**EXERCISE REQUIREMENTS**: Where the string "matplotlib" occurs in the material below, report the whole line.

**DATA SECTION**:
►

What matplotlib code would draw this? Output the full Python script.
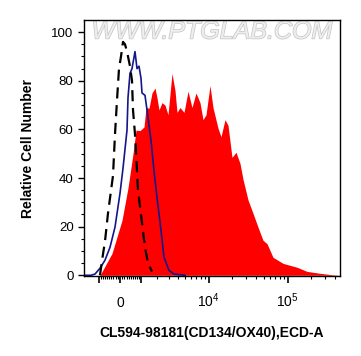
import numpy as np
import matplotlib
matplotlib.use("Agg")
import matplotlib.pyplot as plt
from matplotlib import patheffects

plt.rcParams["font.family"] = ["Liberation Sans", "DejaVu Sans"]
plt.rcParams["mathtext.fontset"] = "custom"
plt.rcParams["mathtext.rm"] = "Liberation Sans"
plt.rcParams["mathtext.it"] = "Liberation Sans:italic"

# histogram data, x in display channels (0-256), y in % of max
red_ch = [16, 28, 38, 44, 49, 52, 56, 60, 62, 65, 68, 71, 73, 75, 78, 81, 84, 88,
          91, 93, 96, 100, 104, 108, 112, 116, 119, 122, 126, 129, 134, 137, 141,
          144, 148, 152, 156, 159, 164, 169, 174, 179, 183, 189, 199, 206, 213,
          223, 236, 249, 256]
red_y = [0, 9, 22.6, 36, 50, 59.7, 59.5, 61, 69, 68.7, 75, 77, 73, 68, 71, 70, 66,
         83, 76, 67, 69, 67, 75.7, 69, 75, 71, 64, 66, 78, 69, 60.5, 57, 64, 61.7,
         48.5, 50.6, 46, 39.5, 31, 25.5, 19.8, 14.4, 13, 7.4, 4.9, 4.1, 3.3, 1.6,
         0.8, 0.2, 0]

blue_ch = [0, 7, 11, 16, 21, 26, 31, 36, 39, 43, 44, 46, 48, 51, 53, 55, 57, 58,
           61, 63, 67, 70, 73, 77, 80, 85, 90, 101]
blue_y = [0, 0, 0.5, 2.9, 6.2, 11.5, 19.8, 33.7, 44, 59.7, 73, 83, 85, 92, 85, 86,
          81, 75, 74, 68, 55.5, 43, 32, 18.5, 7.4, 2, 0.5, 0]

black_ch = [16, 18, 21, 24, 29, 31, 33, 35, 37, 39, 41, 43, 46, 48, 49, 51, 53,
            54, 58, 61, 64, 68]
black_y = [0, 6, 14, 25.5, 41, 58, 72, 85, 90, 96, 95, 92, 86, 80, 68, 58, 43, 35,
           21.6, 11.5, 5, 1.5]

major_vals = [-1000, 0, 1000, 1e4, 1e5]
major_labels = ["", "0", "", "$10^4$", "$10^5$"]
minor_vals = ([-k * 100 for k in range(1, 10)] + [k * 100 for k in range(1, 10)]
              + [k * 1000 for k in range(2, 10)] + [k * 1e4 for k in range(2, 10)]
              + [k * 1e5 for k in range(2, 5)])


def to_ch(v):
    # logicle-like display transform (asinh)
    return 36 + 34.4 * np.arcsinh(np.asarray(v, dtype=float) / 1534)


fig = plt.figure(figsize=(3.61, 3.56), dpi=100)
ax = fig.add_axes([84 / 361, 1 - 276 / 356, 256 / 361, 256 / 356])

ax.fill_between(red_ch, red_y, 0, color="#ff0000", linewidth=0)
ax.plot(blue_ch, blue_y, color="#15158c", lw=1.2)
ax.plot(black_ch, black_y, color="black", lw=1.6, linestyle=(0, (5, 3)))

ax.set_xlim(0, 256)
ax.set_ylim(-0.3, 105)

ax.set_xticks(to_ch(major_vals))
ax.set_xticklabels(major_labels, fontsize=10)
ax.set_xticks(to_ch(minor_vals), minor=True)
for lab in ax.get_xticklabels():
    lab.set_va("baseline")
ax.tick_params(axis="x", which="major", length=5, width=1.2, pad=17)
ax.tick_params(axis="x", which="minor", length=2.5, width=0.8)

ax.set_yticks([0, 20, 40, 60, 80, 100])
ax.set_yticks(np.arange(0, 105, 5), minor=True)
ax.tick_params(axis="y", which="major", length=4.5, width=1, pad=3, labelsize=9.5)
ax.tick_params(axis="y", which="minor", length=2.5, width=0.8)

for sp in ax.spines.values():
    sp.set_linewidth(1)

ax.set_xlabel("CL594-98181(CD134/OX40),ECD-A", fontsize=10, fontweight="bold",
              labelpad=12)
ax.set_ylabel("Relative Cell Number", fontsize=10, fontweight="bold", labelpad=12)

ax.text(0.5, 0.955, "WWW.PTGLAB.COM", transform=ax.transAxes, ha="center",
        va="center", fontsize=18, fontstyle="italic", color="#eeeeee",
        path_effects=[patheffects.withStroke(linewidth=1, foreground="#c4c4c4")],
        zorder=0)

fig.savefig("out.png", dpi=100)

◄

**RESPONSE FOR THIS EXERCISE**:
What matplotlib code would draw this? Output the full Python script.
import matplotlib
matplotlib.use("Agg")
import matplotlib.pyplot as plt
from matplotlib import patheffects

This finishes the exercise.